Discoveries: ‘Shoplifting From American Apparel’
Shoplifting From
American Apparel
A Novella
Tao Lin
Melville House: 104 pp., $13 paper
It’s easy to be skeptical. There’s little character development, less plot and scrawny dialogue. Landscape? The warm blue glow of Internet Explorer, the NYU campus and a couple of jail cells. Voice of the future? Don’t think so. “I think we are going insane,” Luis e-mails Sam. “From not being around people. We are starting to go inside ourselves, and play around inside of our own mental illness. That doesn’t make any sense.”
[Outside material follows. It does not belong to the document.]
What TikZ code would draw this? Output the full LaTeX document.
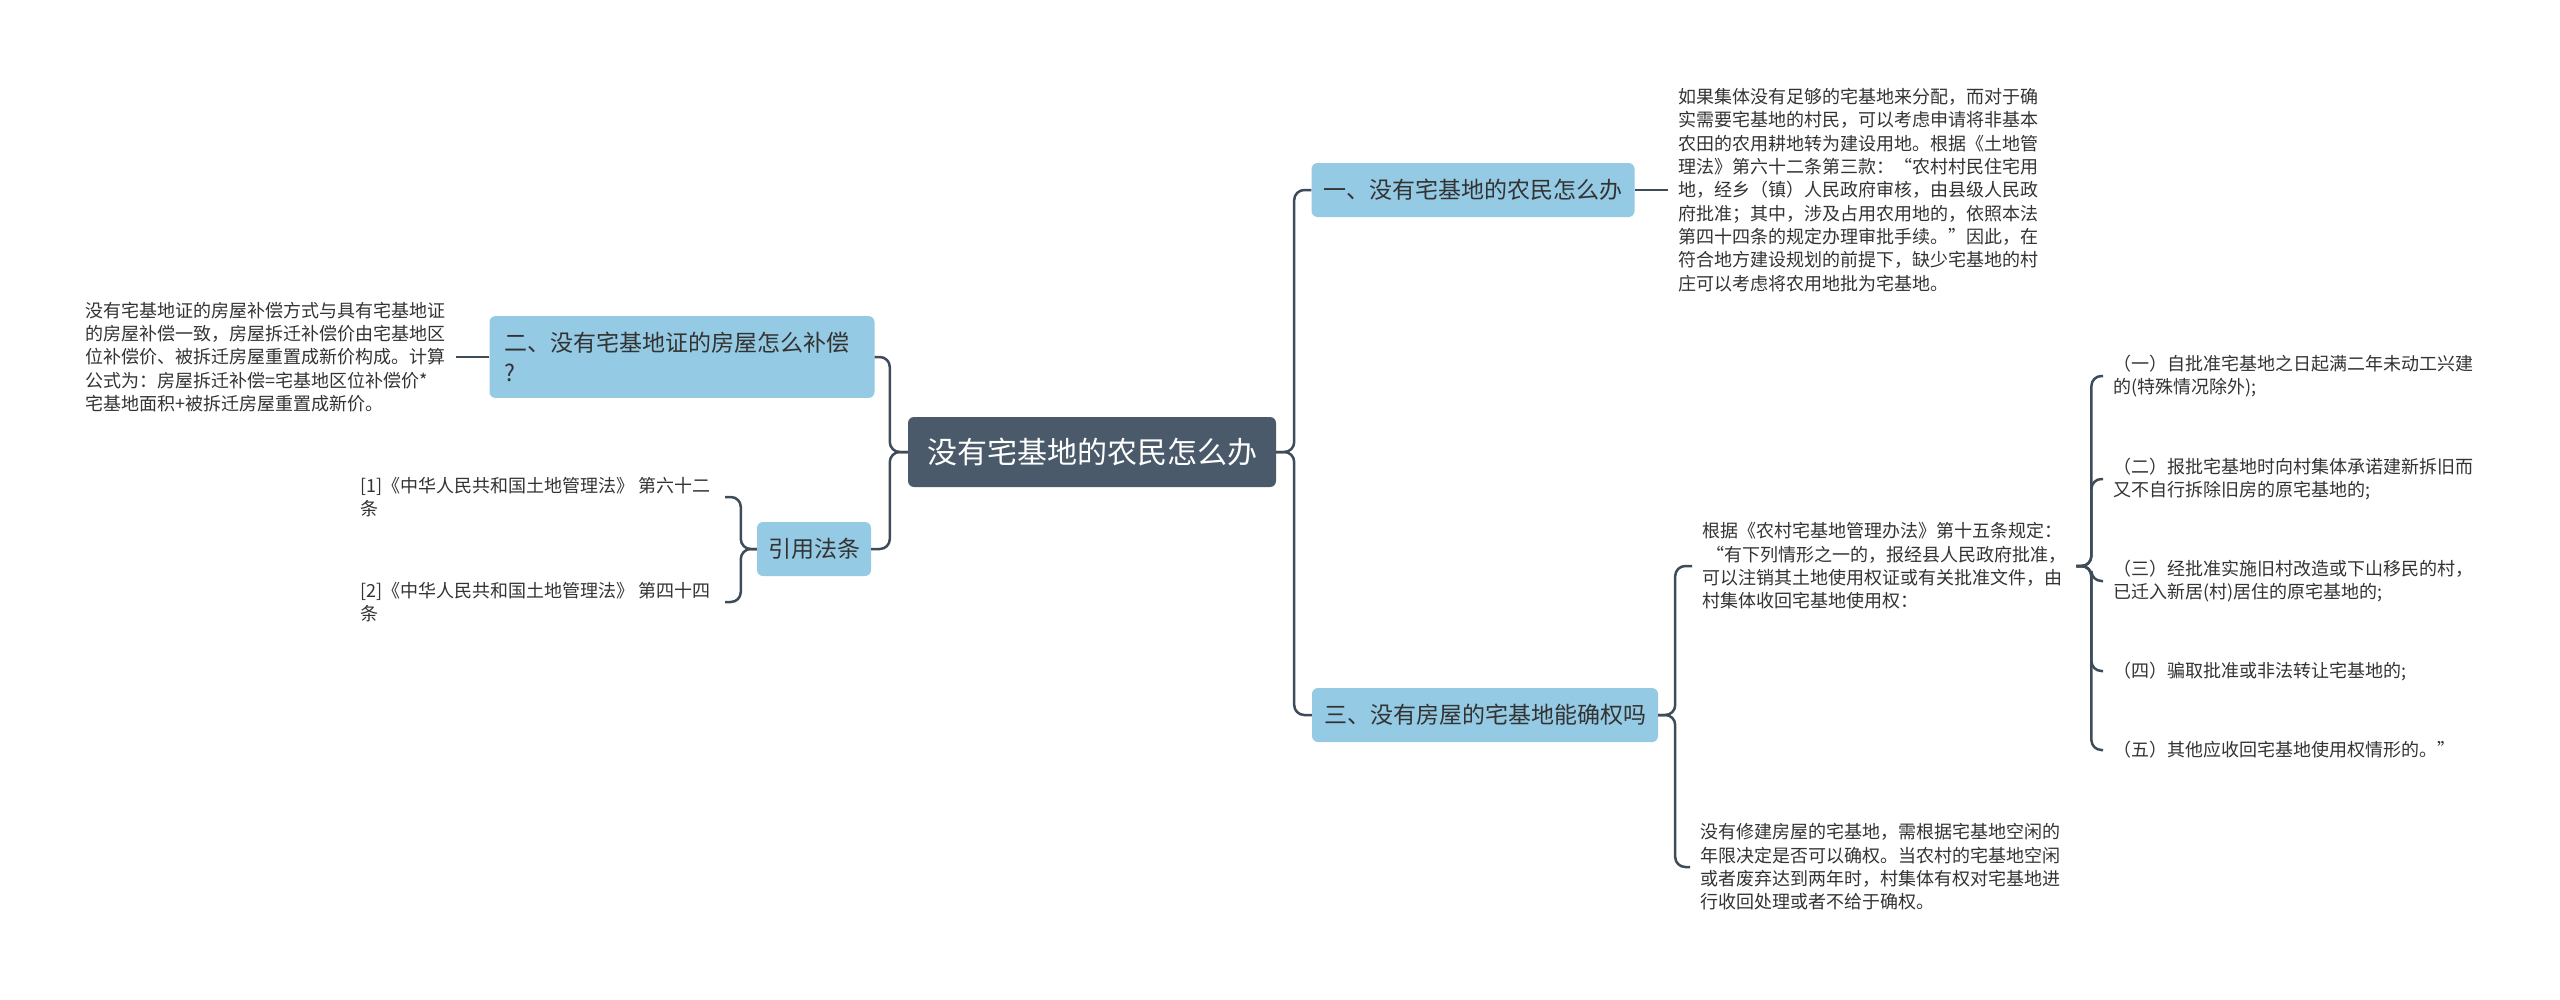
\documentclass[tikz,border=0pt]{standalone}
\usepackage{fontspec}
\setmainfont{Noto Sans CJK SC}
\usepackage{xcolor}
\usepackage{tikz}
\usetikzlibrary{positioning}
\definecolor{rootgray}{RGB}{74,90,106}
\definecolor{branchblue}{RGB}{148,202,227}
\definecolor{linkgray}{RGB}{62,76,89}
\definecolor{textgray}{RGB}{51,51,51}
\tikzset{
  root/.style={fill=rootgray,text=white,rounded corners=6pt,inner xsep=19pt,minimum height=70pt,font=\fontsize{30}{36}\selectfont},
  branch/.style={fill=branchblue,text=textgray,rounded corners=6pt,inner xsep=12pt,minimum height=54pt,font=\fontsize{23}{30}\selectfont},
  leaf/.style={text=textgray,align=left,inner xsep=10pt,inner ysep=4pt,font=\fontsize{18}{23.3}\selectfont},
  link/.style={draw=linkgray,line width=2.5pt,rounded corners=10pt},
}

\begin{document}
\begin{tikzpicture}[x=1pt,y=-1pt]
  \useasboundingbox (0,0) rectangle (2560,999);
  % centre and branches
  \node[root] (root) at (1092,452) {没有宅基地的农民怎么办};
  \node[branch] (b1) at (1473,190) {一、没有宅基地的农民怎么办};
  \node[branch,align=left,text width=355pt,inner xsep=15pt,inner ysep=16pt] (b2) at (682,357) {二、没有宅基地证的房屋怎么补偿\\?};
  \node[branch] (b3) at (1485,715) {三、没有房屋的宅基地能确权吗};
  \node[branch,inner xsep=11pt] (b4) at (814,549) {引用法条};
  % leaves
  \node[leaf,anchor=west] (t1) at (1668,190) {如果集体没有足够的宅基地来分配，而对于确\\实需要宅基地的村民，可以考虑申请将非基本\\农田的农用耕地转为建设用地。根据《土地管\\理法》第六十二条第三款：“农村村民住宅用\\地，经乡（镇）人民政府审核，由县级人民政\\府批准；其中，涉及占用农用地的，依照本法\\第四十四条的规定办理审批手续。”因此，在\\符合地方建设规划的前提下，缺少宅基地的村\\庄可以考虑将农用地批为宅基地。};
  \node[leaf,anchor=east] (t2) at (456,357) {没有宅基地证的房屋补偿方式与具有宅基地证\\的房屋补偿一致，房屋拆迁补偿价由宅基地区\\位补偿价、被拆迁房屋重置成新价构成。计算\\公式为：房屋拆迁补偿=宅基地区位补偿价*\\宅基地面积+被拆迁房屋重置成新价。};
  \node[leaf,anchor=east,inner xsep=14pt] (r1) at (725,497) {[1]《中华人民共和国土地管理法》 第六十二\\条};
  \node[leaf,anchor=east,inner xsep=14pt] (r2) at (725,602) {[2]《中华人民共和国土地管理法》 第四十四\\条};
  \node[leaf,anchor=west] (t3) at (1692,566) {根据《农村宅基地管理办法》第十五条规定：\\\hspace*{4pt}“有下列情形之一的，报经县人民政府批准，\\可以注销其土地使用权证或有关批准文件，由\\村集体收回宅基地使用权：};
  \node[leaf,anchor=west] (t4) at (1690,867) {没有修建房屋的宅基地，需根据宅基地空闲的\\年限决定是否可以确权。当农村的宅基地空闲\\或者废弃达到两年时，村集体有权对宅基地进\\行收回处理或者不给于确权。};
  % items
  \node[leaf,anchor=west] (i1) at (2103,376) {（一）自批准宅基地之日起满二年未动工兴建\\的(特殊情况除外);};
  \node[leaf,anchor=west] (i2) at (2103,479) {（二）报批宅基地时向村集体承诺建新拆旧而\\又不自行拆除旧房的原宅基地的;};
  \node[leaf,anchor=west] (i3) at (2103,581) {（三）经批准实施旧村改造或下山移民的村，\\已迁入新居(村)居住的原宅基地的;};
  \node[leaf,anchor=west] (i4) at (2103,671) {（四）骗取批准或非法转让宅基地的;};
  \node[leaf,anchor=west] (i5) at (2103,750) {（五）其他应收回宅基地使用权情形的。”};
  % links
  \draw[link] (root.east) -- ++(18,0) |- (b1.west);
  \draw[link] (root.east) -- ++(18,0) |- (b3.west);
  \draw[link] (root.west) -- ++(-18,0) |- (b2.east);
  \draw[link] (root.west) -- ++(-18,0) |- (b4.east);
  \draw[link] (b1.east) -- (t1.west);
  \draw[link] (b2.west) -- (t2.east);
  \draw[link] (b4.west) -- ++(-16,0) |- (r1.east);
  \draw[link] (b4.west) -- ++(-16,0) |- (r2.east);
  \draw[link] (b3.east) -- ++(17,0) |- (t3.west);
  \draw[link] (b3.east) -- ++(17,0) |- (t4.west);
  \foreach \i in {1,...,5}
    \draw[link] (t3.east) -- ++(15,0) |- (i\i.west);
\end{tikzpicture}
\end{document}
Sam is a writer. His new book is doing pretty well (30,000 copies sold on Amazon). On the way to a reading he steals a shirt from American Apparel, almost as if he’s trying to make something happen in his life. Anything. Somehow, he mixes up the idea of shoplifting with the idea of Robin Hood; stealing from the rich (American Apparel) to clothe the poor (himself). Somewhere in his mind the idea of the outsider artist crouches. It’s a given that as a writer he should and will be poor, marginalized, cool. His frames of reference: Ha Jin, Stephen Dixon, Bret Easton Ellis, Lorrie Moore. Sam refers to these authors and their books in a strange, slight, offhand way, as one would a coffee table or a new pair of shoes. You don’t think, “I like this guy,” or “I really dislike this guy.” You think, “huh.” You kind of admire the way he doesn’t overreact. But you are frightened by how completely he accepts whatever happens to him as the fresh screen in his life. You feel sad for him -- his relationships are so awkward and don’t produce any jolt of joy. Are you thinking Camus’ “The Stranger” or “sociopath”?
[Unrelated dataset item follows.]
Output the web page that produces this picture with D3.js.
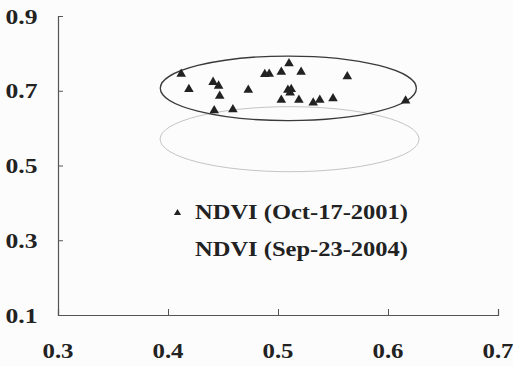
<!DOCTYPE html>
<html>
<head>
<meta charset="utf-8">
<script src="https://cdn.jsdelivr.net/npm/d3@7"></script>
<style>
  body { margin: 0; background: #fcfcfc; }
  text { font-family: "Liberation Serif", "Times New Roman", serif; font-weight: bold; fill: #222; }
</style>
</head>
<body>
<div id="chart"></div>
<script>
// NDVI points (Oct-17-2001)
let xVals = [0.412, 0.419, 0.441, 0.446, 0.447, 0.442, 0.459, 0.473, 0.488, 0.492, 0.503,
    0.510, 0.521, 0.509, 0.512, 0.511, 0.503, 0.519, 0.532, 0.538, 0.550, 0.563, 0.616];
let yVals = [0.745, 0.704, 0.723, 0.713, 0.686, 0.647, 0.650, 0.702, 0.744, 0.745, 0.750,
    0.773, 0.750, 0.702, 0.704, 0.695, 0.675, 0.675, 0.668, 0.675, 0.679, 0.738, 0.673];

// ellipses: [cx, cy, rx, ry] in data units
let ellipse2001 = [0.5094, 0.7065, 0.1164, 0.0864];
let ellipse2004 = [0.5105, 0.5704, 0.1177, 0.087];

let xTicks = [0.3, 0.4, 0.5, 0.6, 0.7];
let yTicks = [0.1, 0.3, 0.5, 0.7, 0.9];
let legendLabels = ["NDVI (Oct-17-2001)", "NDVI (Sep-23-2004)"];

let svgWidth = 513;
let svgHeight = 366;

let svg = d3.select("#chart")
    .append("svg")
    .attr("width", svgWidth)
    .attr("height", svgHeight);

let x = d3.scaleLinear().domain([0.3, 0.7]).range([58, 498]);
let y = d3.scaleLinear().domain([0.1, 0.9]).range([315, 16]);

// axes (ticks point inward)
let xAxis = svg.append("g")
    .attr("transform", `translate(0, ${y(0.1)})`)
    .call(d3.axisBottom(x).tickValues(xTicks).tickSize(-6).tickFormat(""));
let yAxis = svg.append("g")
    .attr("transform", `translate(${x(0.3)}, 0)`)
    .call(d3.axisLeft(y).tickValues(yTicks).tickSize(-5).tickFormat(""));

[xAxis, yAxis].forEach(a => {
    a.select(".domain").attr("stroke", "#555").attr("stroke-width", 1.2);
    a.selectAll(".tick line").attr("stroke", "#555");
});

// tick labels (the scan is a bit wider than the font, so stretch them)
svg.append("g").selectAll("text")
    .data(xTicks)
    .join("text")
    .attr("x", d => x(d))
    .attr("y", 358)
    .attr("text-anchor", "middle")
    .attr("font-size", 22)
    .attr("textLength", 31)
    .attr("lengthAdjust", "spacingAndGlyphs")
    .text(d => d3.format(".1f")(d));

svg.append("g").selectAll("text")
    .data(yTicks)
    .join("text")
    .attr("x", 21.5)
    .attr("y", d => y(d))
    .attr("dy", "0.35em")
    .attr("text-anchor", "middle")
    .attr("font-size", 22)
    .attr("textLength", 32)
    .attr("lengthAdjust", "spacingAndGlyphs")
    .text(d => d3.format(".1f")(d));

// ellipses
function drawEllipse(e, color, w) {
    svg.append("ellipse")
        .attr("cx", x(e[0]))
        .attr("cy", y(e[1]))
        .attr("rx", x(e[0] + e[2]) - x(e[0]))
        .attr("ry", y(e[1]) - y(e[1] + e[3]))
        .attr("fill", "none")
        .attr("stroke", color)
        .attr("stroke-width", w);
}
drawEllipse(ellipse2004, "#c4c4c4", 1);
drawEllipse(ellipse2001, "#3a3a3a", 1.3);

// points
let tri = d3.symbol().type(d3.symbolTriangle).size(40);
svg.append("g").selectAll("path")
    .data(xVals.map((d, i) => [d, yVals[i]]))
    .join("path")
    .attr("d", tri)
    .attr("transform", d => `translate(${x(d[0])}, ${y(d[1])})`)
    .attr("fill", "#222");

// legend
svg.append("path")
    .attr("d", d3.symbol().type(d3.symbolTriangle).size(22))
    .attr("transform", "translate(177.5, 213)")
    .attr("fill", "#222");

svg.append("g").selectAll("text")
    .data(legendLabels)
    .join("text")
    .attr("x", 195)
    .attr("y", (d, i) => 219 + i * 37)
    .attr("font-size", 22)
    .attr("textLength", 213)
    .attr("lengthAdjust", "spacingAndGlyphs")
    .text(d => d);
</script>
</body>
</html>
Tao Lin is 26, the son of Taiwanese immigrants. While studying journalism and creative writing at NYU he started a blog, Reader of Depressing Books. He’s written two books of poetry, a collection of stories and a novel, “Eeeee Eee Eeee.” I’m curious to see what you think.
Gourmet Rhapsody
A Novel
Muriel Barbery, translated from
the French by Alison Anderson
Europa Editions: 156 pp., $15 paper
“I am the greatest food critic in the world,” thinks 68-year-old Pierre Arthens, just 48 hours from death. “It is I who has taken this minor art and raised it to a rank of utmost prestige. Everyone knows my name, from Paris to Rio, Moscow to Brazzaville, Saigon to Melbourne and Acapulco.” Yup, he’s insufferable, and yet there are those who love him. We see Pierre from all angles; his wife and three children; his beloved nephew; his concierge, his dog. These myriad impressions are what he leaves behind. “His prose . . . his prose was nectar, ambrosia, a hymn to language: it was gut-wrenching, and it hardly mattered whether he was talking about food or something else.” Pierre remembers the tastes of his childhood; of Tangier and Rabat. He remembers his grandmother’s cooking, his Aunt Marthe’s garden, a true American breakfast he had in a San Francisco diner. He longs for a particular flavor. He can’t think what it is -- until his very last moments. A pastry -- chouquettes -- complex and unique and rare in the way that only simple foods can be. Pierre is the Grinch. His heart is three sizes too small: “I am an encyclopedic esthete,” he confesses, “who is always one dish ahead of the game -- but always one heart behind.”
Journal of a Prairie Year
Paul Gruchow
Milkweed Editions: 138 pp., $14 paper
Paul Gruchow’s “Journal of a Prairie Year” was first published in 1985. In a new foreword, Scott Russell Sanders writes that this form, a seasonal cycle of a carefully watched environment, gives structure to some of our finest, most observant nature writing, including Thoreau’s “Walden” and Aldo Leopold’s “A Sand County Almanac.” Gruchow writes of the glare of moonlight on snow; of the impulse to name and possess things in the natural world; of prairie phlox, garter snakes and the dust in the air that turns the sunlight crimson. Mostly colors, but also changes in light, the feel of the wind -- an alertness permeates this enduring book:
“The color of the sky deepened as the black hulk of the thundercloud took dominion over the landscape. It turned a brilliant Dresden blue, and against it the shiny unmoving leaves of the cottonwoods emitted an unearthly green glow, like that of the satin leaves of fairy-tale trees. The intensity of the colors magnified the stillness that had fallen over the land.”